The military, under the leadership of Prime Minister Shinzo Abe, is widening its operations from Japan’s main islands as it lunches more efforts to counter the increasing Chinese military activity in the southern region, The Huffington Post reports.

The satellite left Japan’s Tanegashima space port on an H-IIA rocket and successfully entered orbit, according to a spokesperson for Mitsubishi Heavy Industries, the company that built the launcher.

This is one of three planned X-band satellites that are supposed to quadruple the country’s broadband capacity, unify and de-load an overworked communications network, and allow for more efficient communications across more areas.

Japan and China are currently in a never-ending territorial dispute in the East China Sea over the islands – an uninhabited group called the Senkaku in Japan and Diaoyu in China. Both countries are also fighting over the exploitation of gas fields that cover exclusive economic zones they separately claim.

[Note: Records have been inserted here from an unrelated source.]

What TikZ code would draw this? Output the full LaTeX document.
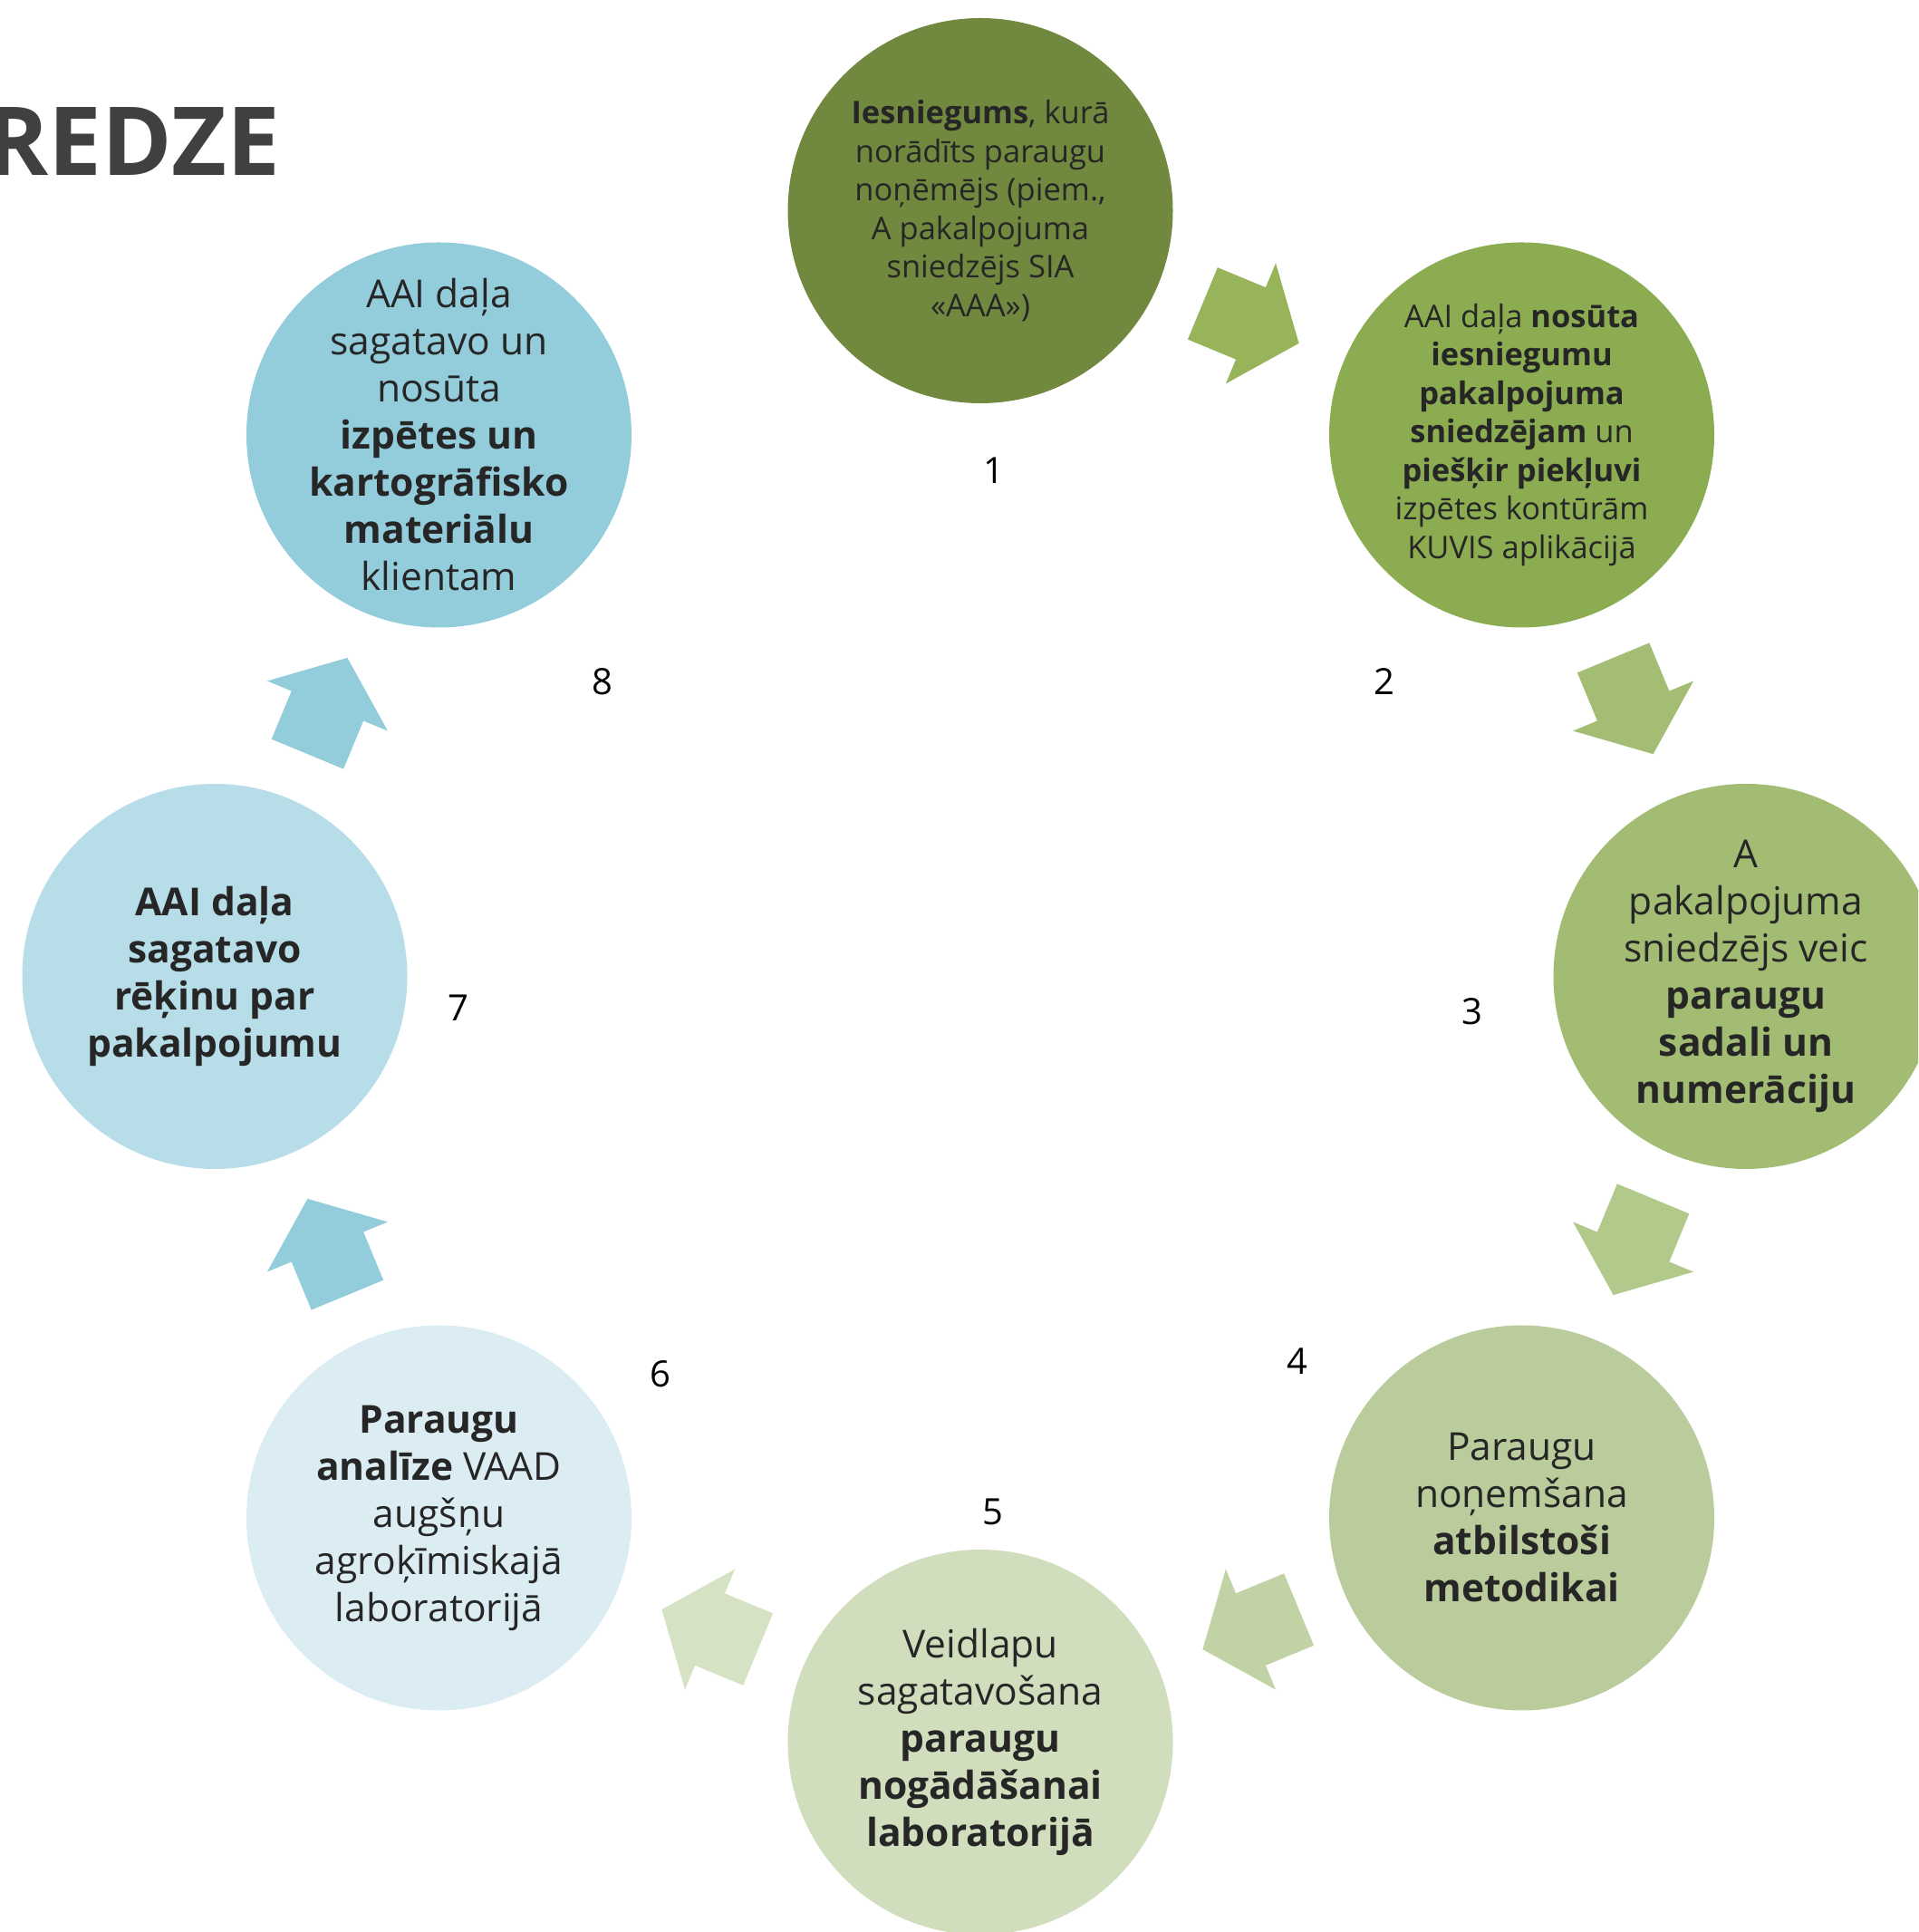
\documentclass[tikz,border=0pt]{standalone}
\usepackage{fontspec}
\usetikzlibrary{calc}
\setmainfont{Open Sans}
\definecolor{txt}{HTML}{262626}
\definecolor{titlegray}{HTML}{404040}
\definecolor{cA}{HTML}{71893F}
\definecolor{cB}{HTML}{8BAC50}
\definecolor{cC}{HTML}{A2BD73}
\definecolor{cD}{HTML}{BACC9B}
\definecolor{cE}{HTML}{D1DEBD}
\definecolor{cF}{HTML}{DBEDF3}
\definecolor{cG}{HTML}{B6DDE8}
\definecolor{cH}{HTML}{93CDDC}
\definecolor{aA}{HTML}{98B45B}
\definecolor{aB}{HTML}{A3BE74}
\definecolor{aC}{HTML}{B2C98C}
\definecolor{aD}{HTML}{C1D3A5}
\definecolor{aE}{HTML}{D6E2C4}
\definecolor{aF}{HTML}{93CDDC}
\definecolor{aG}{HTML}{93CDDC}
\tikzset{
  stepcircle/.style={circle, minimum size=425pt, inner sep=0pt},
  steptext/.style={inner sep=0pt, align=center, text=txt},
  smalltxt/.style={font=\fontsize{34.5}{42.5}\selectfont},
  bigtxt/.style={font=\fontsize{42.5}{52}\selectfont},
  numlabel/.style={font=\fontsize{40}{48}\selectfont, text=black},
}
\newcommand\cyclearrow[3]{%
  \fill[#2, shift={(O)}, rotate=#1] (737,57.5) -- (823,57.5) -- (823,0) -- (852,0)
    -- (780,-57.5) coordinate (#3) -- (708,0) -- (737,0) -- cycle;}
\begin{document}
\begin{tikzpicture}[x=1pt,y=1pt]
\useasboundingbox (0,0) rectangle (2117,2132);
\clip (0,0) rectangle (2117,2132);
\coordinate (O) at (1082,1054.5);

\node[stepcircle, fill=cA] (c1) at ($(O)+(90:845pt)$) {};
\node[stepcircle, fill=cB] (c2) at ($(O)+(45:845pt)$) {};
\node[stepcircle, fill=cC] (c3) at ($(O)+(0:845pt)$) {};
\node[stepcircle, fill=cD] (c4) at ($(O)+(-45:845pt)$) {};
\node[stepcircle, fill=cE] (c5) at ($(O)+(-90:845pt)$) {};
\node[stepcircle, fill=cF] (c6) at ($(O)+(-135:845pt)$) {};
\node[stepcircle, fill=cG] (c7) at ($(O)+(180:845pt)$) {};
\node[stepcircle, fill=cH] (c8) at ($(O)+(135:845pt)$) {};

\node[steptext, smalltxt] (t1) at (c1) {\textbf{Iesniegums}, kurā\\norādīts paraugu\\noņēmējs (piem.,\\A pakalpojuma\\sniedzējs SIA\\«AAA»)};
\node[steptext, smalltxt] (t2) at (c2) {AAI daļa \textbf{nosūta}\\\textbf{iesniegumu}\\\textbf{pakalpojuma}\\\textbf{sniedzējam} un\\\textbf{piešķir piekļuvi}\\izpētes kontūrām\\KUVIS aplikācijā};
\node[steptext, bigtxt] (t3) at (c3) {A\\pakalpojuma\\sniedzējs veic\\\textbf{paraugu}\\\textbf{sadali un}\\\textbf{numerāciju}};
\node[steptext, bigtxt] (t4) at (c4) {Paraugu\\noņemšana\\\textbf{atbilstoši}\\\textbf{metodikai}};
\node[steptext, bigtxt] (t5) at (c5) {Veidlapu\\sagatavošana\\\textbf{paraugu}\\\textbf{nogādāšanai}\\\textbf{laboratorijā}};
\node[steptext, bigtxt] (t6) at (c6) {\textbf{Paraugu}\\\textbf{analīze} VAAD\\augšņu\\agroķīmiskajā\\laboratorijā};
\node[steptext, bigtxt] (t7) at (c7) {\textbf{AAI daļa}\\\textbf{sagatavo}\\\textbf{rēķinu par}\\\textbf{pakalpojumu}};
\node[steptext, bigtxt] (t8) at (c8) {AAI daļa\\sagatavo un\\nosūta\\\textbf{izpētes un}\\\textbf{kartogrāfisko}\\\textbf{materiālu}\\klientam};

\cyclearrow{67.5}{aA}{t12}
\cyclearrow{22.5}{aB}{t23}
\cyclearrow{-22.5}{aC}{t34}
\cyclearrow{-67.5}{aD}{t45}
\cyclearrow{-112.5}{aE}{t56}
\cyclearrow{-157.5}{aF}{t67}
\cyclearrow{-202.5}{aG}{t78}

\node[numlabel] (n1) at (1097,1613) {1};
\node[numlabel] (n2) at (1528,1380) {2};
\node[numlabel] (n3) at (1625,1016) {3};
\node[numlabel] (n4) at (1432,630) {4};
\node[numlabel] (n5) at (1096,464) {5};
\node[numlabel] (n6) at (729,616) {6};
\node[numlabel] (n7) at (506,1020) {7};
\node[numlabel] (n8) at (665,1380) {8};

\node[anchor=base east, inner sep=0pt, text=titlegray, font=\fontsize{105}{120}\selectfont\bfseries] (title) at (309,1938) {REDZE};
\end{tikzpicture}
\end{document}
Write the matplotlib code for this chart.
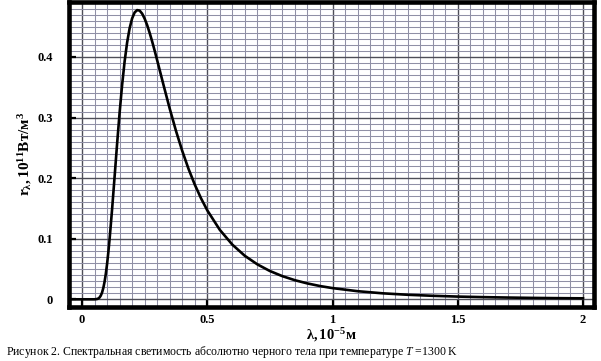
import numpy as np
import matplotlib
matplotlib.use("Agg")
import matplotlib.pyplot as plt

# data read off the picture (lambda in 1e-5 m, r in 1e11 W/m^3)
wavelength = [-0.04, 0.0, 0.05, 0.06, 0.065, 0.07, 0.075, 0.08, 0.085, 0.09,
              0.095, 0.10, 0.105, 0.11, 0.12, 0.13, 0.14, 0.15, 0.16, 0.17,
              0.18, 0.19, 0.20, 0.21, 0.22, 0.23, 0.24, 0.25, 0.26, 0.27,
              0.28, 0.29, 0.30, 0.325, 0.35, 0.375, 0.40, 0.425, 0.45, 0.475,
              0.50, 0.55, 0.60, 0.65, 0.70, 0.75, 0.80, 0.85, 0.90, 0.95,
              1.0, 1.1, 1.2, 1.3, 1.4, 1.5, 1.6, 1.7, 1.8, 1.9, 2.0]
radiance = [0, 0, 0, 0.0005, 0.0013, 0.003, 0.0062, 0.0112, 0.0187, 0.0289,
            0.0421, 0.0583, 0.0775, 0.0991, 0.1485, 0.2022, 0.2566, 0.3078, 0.3537, 0.3925,
            0.4238, 0.4474, 0.4637, 0.4735, 0.4774, 0.4766, 0.4716, 0.4633, 0.4526, 0.4398,
            0.4256, 0.4104, 0.3946, 0.3543, 0.3149, 0.2782, 0.2451, 0.2155, 0.1895, 0.1668,
            0.1469, 0.1147, 0.0903, 0.0718, 0.0577, 0.0467, 0.0382, 0.0315, 0.0262, 0.0219,
            0.0185, 0.0134, 0.0099, 0.0075, 0.0058, 0.0045, 0.0036, 0.0029, 0.0023, 0.0019,
            0.0016]

xticks = [0, 0.5, 1, 1.5, 2]
xtick_labels = ["0", "0.5", "1", "1.5", "2"]
yticks = [0, 0.1, 0.2, 0.3, 0.4]
ytick_labels = ["0", "0.1", "0.2", "0.3", "0.4"]

caption = "Рисунок 2. Спектральная светимость абсолютно черного тела при температуре $T$ =1300 K"

plt.rcParams["font.family"] = ["Liberation Serif", "DejaVu Serif"]
plt.rcParams["mathtext.fontset"] = "custom"
plt.rcParams["mathtext.rm"] = "Liberation Serif"
plt.rcParams["mathtext.it"] = "Liberation Serif:italic"
plt.rcParams["mathtext.bf"] = "Liberation Serif:bold"

fig = plt.figure(figsize=(6.01, 3.61), dpi=100)
ax = fig.add_axes([0.11398, 0.14958, 0.8752, 0.84626])

ax.plot(wavelength, radiance, color="black", lw=1.9, zorder=3)

ax.set_xlim(-0.054, 2.046)
ax.set_ylim(-0.0127, 0.4916)

ax.set_xticks(xticks)
ax.set_xticklabels(xtick_labels)
ax.set_yticks(yticks)
ax.set_yticklabels(ytick_labels)
ax.set_xticks(np.arange(0, 2.001, 0.05), minor=True)
ax.set_yticks(np.arange(0, 0.491, 0.01), minor=True)

ax.grid(which="minor", color="#9090a6", lw=0.75, zorder=0)
ax.grid(which="major", color="#4e4e58", lw=1.0, zorder=1)
ax.set_axisbelow(True)

ax.tick_params(which="major", direction="in", length=5, width=1.6, color="black",
               labelsize=9, top=False, right=False)
ax.tick_params(axis="y", which="major", pad=11)
ax.tick_params(axis="x", which="major", pad=5)
ax.tick_params(which="minor", length=0)
for lab in ax.get_xticklabels() + ax.get_yticklabels():
    lab.set_fontweight("bold")

for sp in ax.spines.values():
    sp.set_linewidth(3.3)
    sp.set_color("black")

ax.set_xlabel(r"$\mathbf{\lambda,10^{-5}м}$", fontsize=10.5, labelpad=0)
ax.set_ylabel(r"$\mathbf{r_{\lambda},10^{11}Вт/м^{3}}$", fontsize=11, labelpad=3)

fig.text(0.01, 1 - 352 / 361, caption, fontsize=8.45, ha="left", va="center")

fig.savefig("out.png", dpi=100)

Japan, the United States’ main ally in Asia, has expressed concern over the growing presence of Chinese military in the area – a sign that China is looking to challenge US maritime dominance and extend its military influence from the South China Sea.

From April to December of last year, Japan sent fighter jets to counter Chinese aircraft that approached Japanese airspace 644 times, twice the number recorded a year earlier, Japan’s Ministry of Defence said.

This satellite launch marks the successful comeback of the country’s program that was stopped last year because of an embarrassing mistake – the first satellite was crushed while en route from Japan to French Gulana due to a blue tarpaulin that damaged the satellites’ sensitive antennas.